Por estos regalos que a veces hace este oficio, tuve el gusto de conocer a Conchita un domingo por la mañana, en octubre del 2004. Faltaban cuatro días para las elecciones en las que George W. Bush resultaría reelegido presidente, las últimas que han ganado los republicanos. Y aunque la plazoleta de la plaza Lafayette, frente a la fachada principal de la Casa Blanca, estaba lleno de turistas y corresponsales extranjeros, para Conchita era un día más en la oficina. En concreto, un día en el que no parecía estar de muy buen humor. Quizás por celos: a su alrededor había media docena de chiringuitos como el suyo, de advenedizos que querían aprovechar el tirón mediático de las elecciones. O quizás porque estaba cansada de hablar con periodistas, porque al fin y al cabo todos acudíamos a la estrella, de largo la manifestante más estrafalaria. Pero cuando pronuncié la palabra mágica, Galicia, a Conchita le cambió el semblante.
«Por encima de todo soy española y gallega cien por cien», me dijo, y me contó su historia, mil veces publicada: Nació en Vigo en 1945. Emigró a Nueva York en 1960, siendo aún niña. Trabajó en la Embajada de España como recepcionista, se casó con un italiano, tuvo una hija, se separó y perdió la custodia de la pequeña en un litigio judicial. Entonces inició una reivindicación, que al principio fue solo personal, para recuperar a su pequeña, pero que con el paso de los años se convirtió en la voz del pacifismo en la plaza Lafayette. Un escrache que batió todos los récords y duró 35 años.

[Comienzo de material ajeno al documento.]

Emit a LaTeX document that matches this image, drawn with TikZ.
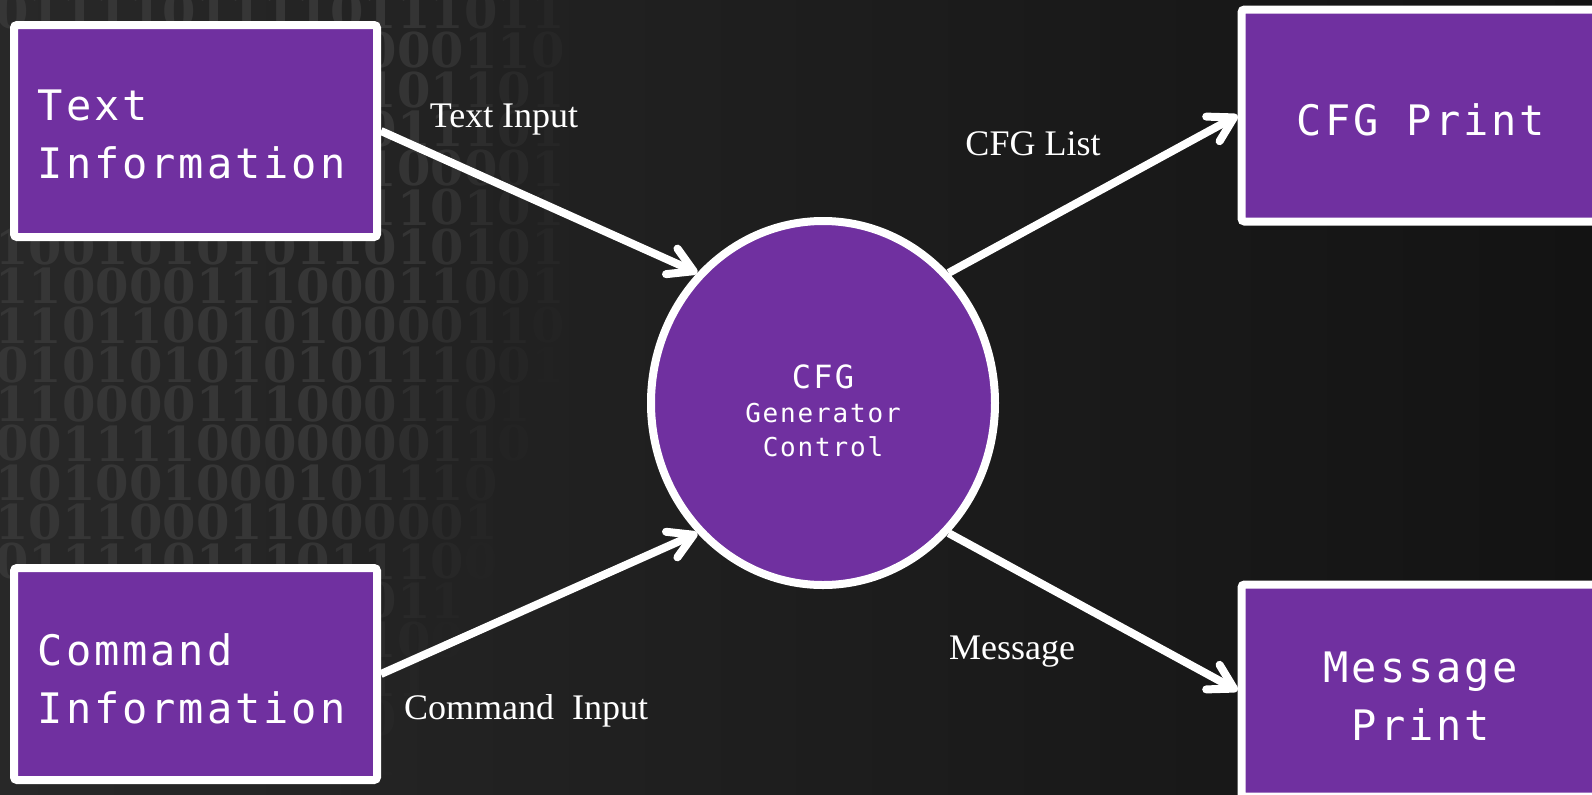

Conchita, que llevaba siempre puesto un casco de moto porque tenía evidencias de que la CIA le enviaba de noche radiaciones para hacerle el cerebro papilla, diseccionó durante más de media hora su visión de la política global. Hablamos de Bush, de Aznar, de Felipe González. De las guerras, la energía nuclear y el resto de armas de destrucción masiva, las familias saudíes, los atentados de las Torres Gemelas. Hablaba como una locomotora. En vez del casco, que ocultaba a duras penas con un pañuelo, cabría pensar que tenía un ordenador en la cabeza.
«Aunque fuera en los huesos, me gustaría volver allá, a Galicia»
El habitáculo en el que pasó los últimos 35 años de su vida era poco más que una sombrilla tapada con plásticos. Aguantaba día y noche sentada en un pequeño banco que le habían regalado, porque al parecer no la dejaban tumbarse. «Dicen que esto no es un cámping, y me echan». Solo abandonaba su puesto de guardia un par de veces al día para acicalarse e ir al baño.
Según el diario The Washington Post, que fue el primero en informar de la muerte de Conchita, la viguesa murió en el refugio para personas sin hogar N Street Village. Al parecer, hace algunos días había sufrido una caída. Es probable que las consecuencias de la tormenta Jonas, que descargó en la capital federal la mayor nevada en varias décadas, también obligara a Conchita a abandonar su vigilia.
Antes de despedirme le pregunté si le gustaría morir allí, bajo sus plásticos, o regresar algún día a Galicia. «Yo tengo que seguir, porque mis principios morales no me permiten dejar esto. Sería muy egoísta. Dios me ha puesto aquí por alguna razón», me dijo. «Pero aunque fuera en los huesos, me gustaría volver allá, a Galicia. No quisiera que me enterraran aquí».